Data extract ▸
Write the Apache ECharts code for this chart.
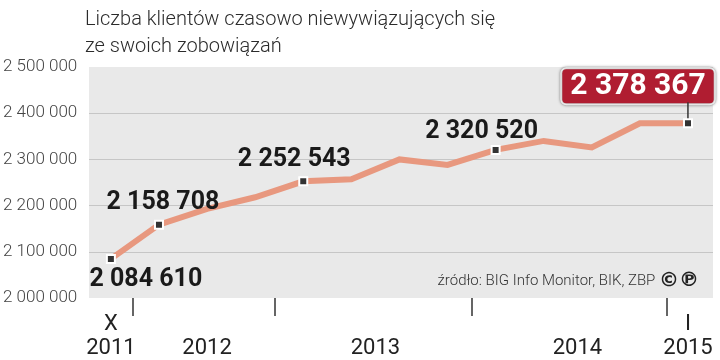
<!DOCTYPE html>
<html>
<head>
<meta charset="utf-8">
<script src="https://cdn.jsdelivr.net/npm/echarts@6/dist/echarts.min.js"></script>
<style>html,body{margin:0;padding:0;background:#fff}#c{width:720px;height:360px}</style>
</head>
<body>
<div id="c"></div>
<script>
// ---- data ----
var titleText = 'Liczba klientów czasowo niewywiązujących się\nze swoich zobowiązań';
var sourceText = 'źródło: BIG Info Monitor, BIK, ZBP';
var periods = ['X 2011','2012a','2012b','2012c','2013a','2013b','2013c','2013d','2014a','2014b','2014c','2014d','I 2015'];
var values = [2084610, 2158708, 2193000, 2218000, 2252543, 2257000, 2300000, 2288000, 2320520, 2340000, 2326000, 2378000, 2378367];
var labeledIdx = [0, 1, 4, 8, 12];
var highlightIdx = 12;
var yearLabels = ['2011', '2012', '2013', '2014', '2015'];
var monthMarks = ['X', '', '', '', 'I'];
var yearLabelPos = [0, 2, 5.5, 9.7, 12];       // position on the period axis
var yearBoundaries = [0.45, 3.4, 7.5, 11.55];  // between periods
var yTicks = [2000000, 2100000, 2200000, 2300000, 2400000, 2500000];

function fmt(v) { return String(v).replace(/\B(?=(\d{3})+(?!\d))/g, ' '); }

var labelOffsets = {0: [35, 21], 1: [4, -22], 4: [-9, -22], 8: [-14, -18], 12: [-50, -29]};

var seriesData = values.map(function (v, i) {
  var item = { value: [i, v] };
  if (labeledIdx.indexOf(i) >= 0) {
    item.symbol = 'rect';
    item.symbolSize = 8;
    if (i === highlightIdx) {
      item.label = {
        show: true, position: 'inside', offset: labelOffsets[i],
        formatter: function (p) { return '{box|' + fmt(p.value[1]) + '}\n{stem|}{gap|}'; },
        rich: {
          box: {
            color: '#fff', fontFamily: 'Roboto', fontWeight: 'bold', fontSize: 30, lineHeight: 32,
            backgroundColor: '#b01d31', borderColor: '#fff', borderWidth: 2, borderRadius: 4,
            padding: [2, 8, 2, 8], shadowColor: 'rgba(0,0,0,0.5)', shadowBlur: 3
          },
          stem: { width: 1.5, height: 16, backgroundColor: '#333', align: 'right' },
          gap: { width: 25, height: 16, align: 'right' }
        }
      };
    } else {
      item.label = {
        show: true, position: 'inside', offset: labelOffsets[i],
        formatter: function (p) { return fmt(p.value[1]); },
        color: '#1a1a1a', fontFamily: 'Roboto', fontWeight: 'bold', fontSize: 25
      };
    }
  } else {
    item.symbol = 'none';
  }
  return item;
});

var chart = echarts.init(document.getElementById('c'), null, { renderer: 'canvas' });
chart.setOption({
  animation: false,
  backgroundColor: '#fff',
  title: [{
    text: titleText, left: 80, top: 1,
    textStyle: { fontFamily: 'Roboto', fontWeight: 300, fontSize: 20, lineHeight: 27, color: '#2b2b2b' }
  }, {
    text: sourceText + ' {cp|©℗}', right: 16, top: 266,
    textStyle: {
      fontFamily: 'Roboto', fontWeight: 300, fontSize: 15, color: '#333',
      rich: { cp: { fontFamily: 'DejaVu Sans', fontWeight: 'bold', fontSize: 20, color: '#222' } }
    }
  }],
  grid: { left: 86, right: 7, top: 67, bottom: 62, show: true, backgroundColor: '#e9e9e9', borderWidth: 0 },
  xAxis: {
    type: 'value', min: -0.455, max: 12.52,
    axisLine: { show: false }, splitLine: { show: false },
    axisTick: { show: true, customValues: yearBoundaries, length: 18, lineStyle: { color: '#333', width: 1.5 } },
    axisLabel: {
      customValues: yearLabelPos, margin: 14,
      formatter: function (v) {
        var k = yearLabelPos.indexOf(v);
        if (k < 0) return '';
        return monthMarks[k] + '\n' + yearLabels[k];
      },
      fontFamily: 'Roboto', fontSize: 22, lineHeight: 24, color: '#222'
    }
  },
  yAxis: {
    type: 'value', min: yTicks[0], max: yTicks[yTicks.length - 1], interval: 100000,
    axisLine: { show: false }, axisTick: { show: false },
    axisLabel: {
      align: 'left', margin: 86, formatter: function (v) { return fmt(v); },
      fontFamily: 'Roboto', fontWeight: 300, fontSize: 17, color: '#444'
    },
    splitLine: { lineStyle: { color: ['transparent', '#c6c6c6', '#c6c6c6', '#c6c6c6', '#c6c6c6', 'transparent'], width: 1 } }
  },
  series: [{
    type: 'line', data: seriesData,
    lineStyle: { color: '#e8987f', width: 6, join: 'miter' },
    itemStyle: { color: '#333', borderColor: '#fff', borderWidth: 2 },
    z: 3
  }]
});
</script>
</body>
</html>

What you are asked to do ▸
Reproduce the listing word for word and omit its pictures.

Solved exercise ▸
Write the Apache ECharts code for this chart.
<!DOCTYPE html>
<html>
<head>
<meta charset="utf-8">
<script src="https://cdn.jsdelivr.net/npm/echarts@6/dist/echarts.min.js"></script>
<style>html,body{margin:0;padding:0;background:#fff}#c{width:720px;height:360px}</style>
</head>
<body>
<div id="c"></div>
<script>
// ---- data ----
var titleText = 'Liczba klientów czasowo niewywiązujących się\nze swoich zobowiązań';
var sourceText = 'źródło: BIG Info Monitor, BIK, ZBP';
var periods = ['X 2011','2012a','2012b','2012c','2013a','2013b','2013c','2013d','2014a','2014b','2014c','2014d','I 2015'];
var values = [2084610, 2158708, 2193000, 2218000, 2252543, 2257000, 2300000, 2288000, 2320520, 2340000, 2326000, 2378000, 2378367];
var labeledIdx = [0, 1, 4, 8, 12];
var highlightIdx = 12;
var yearLabels = ['2011', '2012', '2013', '2014', '2015'];
var monthMarks = ['X', '', '', '', 'I'];
var yearLabelPos = [0, 2, 5.5, 9.7, 12];       // position on the period axis
var yearBoundaries = [0.45, 3.4, 7.5, 11.55];  // between periods
var yTicks = [2000000, 2100000, 2200000, 2300000, 2400000, 2500000];

function fmt(v) { return String(v).replace(/\B(?=(\d{3})+(?!\d))/g, ' '); }

var labelOffsets = {0: [35, 21], 1: [4, -22], 4: [-9, -22], 8: [-14, -18], 12: [-50, -29]};

var seriesData = values.map(function (v, i) {
  var item = { value: [i, v] };
  if (labeledIdx.indexOf(i) >= 0) {
    item.symbol = 'rect';
    item.symbolSize = 8;
    if (i === highlightIdx) {
      item.label = {
        show: true, position: 'inside', offset: labelOffsets[i],
        formatter: function (p) { return '{box|' + fmt(p.value[1]) + '}\n{stem|}{gap|}'; },
        rich: {
          box: {
            color: '#fff', fontFamily: 'Roboto', fontWeight: 'bold', fontSize: 30, lineHeight: 32,
            backgroundColor: '#b01d31', borderColor: '#fff', borderWidth: 2, borderRadius: 4,
            padding: [2, 8, 2, 8], shadowColor: 'rgba(0,0,0,0.5)', shadowBlur: 3
          },
          stem: { width: 1.5, height: 16, backgroundColor: '#333', align: 'right' },
          gap: { width: 25, height: 16, align: 'right' }
        }
      };
    } else {
      item.label = {
        show: true, position: 'inside', offset: labelOffsets[i],
        formatter: function (p) { return fmt(p.value[1]); },
        color: '#1a1a1a', fontFamily: 'Roboto', fontWeight: 'bold', fontSize: 25
      };
    }
  } else {
    item.symbol = 'none';
  }
  return item;
});

var chart = echarts.init(document.getElementById('c'), null, { renderer: 'canvas' });
chart.setOption({
  animation: false,
  backgroundColor: '#fff',
  title: [{
    text: titleText, left: 80, top: 1,
    textStyle: { fontFamily: 'Roboto', fontWeight: 300, fontSize: 20, lineHeight: 27, color: '#2b2b2b' }
  }, {
    text: sourceText + ' {cp|©℗}', right: 16, top: 266,
    textStyle: {
      fontFamily: 'Roboto', fontWeight: 300, fontSize: 15, color: '#333',
      rich: { cp: { fontFamily: 'DejaVu Sans', fontWeight: 'bold', fontSize: 20, color: '#222' } }
    }
  }],
  grid: { left: 86, right: 7, top: 67, bottom: 62, show: true, backgroundColor: '#e9e9e9', borderWidth: 0 },
  xAxis: {
    type: 'value', min: -0.455, max: 12.52,
    axisLine: { show: false }, splitLine: { show: false },
    axisTick: { show: true, customValues: yearBoundaries, length: 18, lineStyle: { color: '#333', width: 1.5 } },
    axisLabel: {
      customValues: yearLabelPos, margin: 14,
      formatter: function (v) {
        var k = yearLabelPos.indexOf(v);
        if (k < 0) return '';
        return monthMarks[k] + '\n' + yearLabels[k];
      },
      fontFamily: 'Roboto', fontSize: 22, lineHeight: 24, color: '#222'
    }
  },
  yAxis: {
    type: 'value', min: yTicks[0], max: yTicks[yTicks.length - 1], interval: 100000,
    axisLine: { show: false }, axisTick: { show: false },
    axisLabel: {
      align: 'left', margin: 86, formatter: function (v) { return fmt(v); },
      fontFamily: 'Roboto', fontWeight: 300, fontSize: 17, color: '#444'
    },
    splitLine: { lineStyle: { color: ['transparent', '#c6c6c6', '#c6c6c6', '#c6c6c6', '#c6c6c6', 'transparent'], width: 1 } }
  },
  series: [{
    type: 'line', data: seriesData,
    lineStyle: { color: '#e8987f', width: 6, join: 'miter' },
    itemStyle: { color: '#333', borderColor: '#fff', borderWidth: 2 },
    z: 3
  }]
});
</script>
</body>
</html>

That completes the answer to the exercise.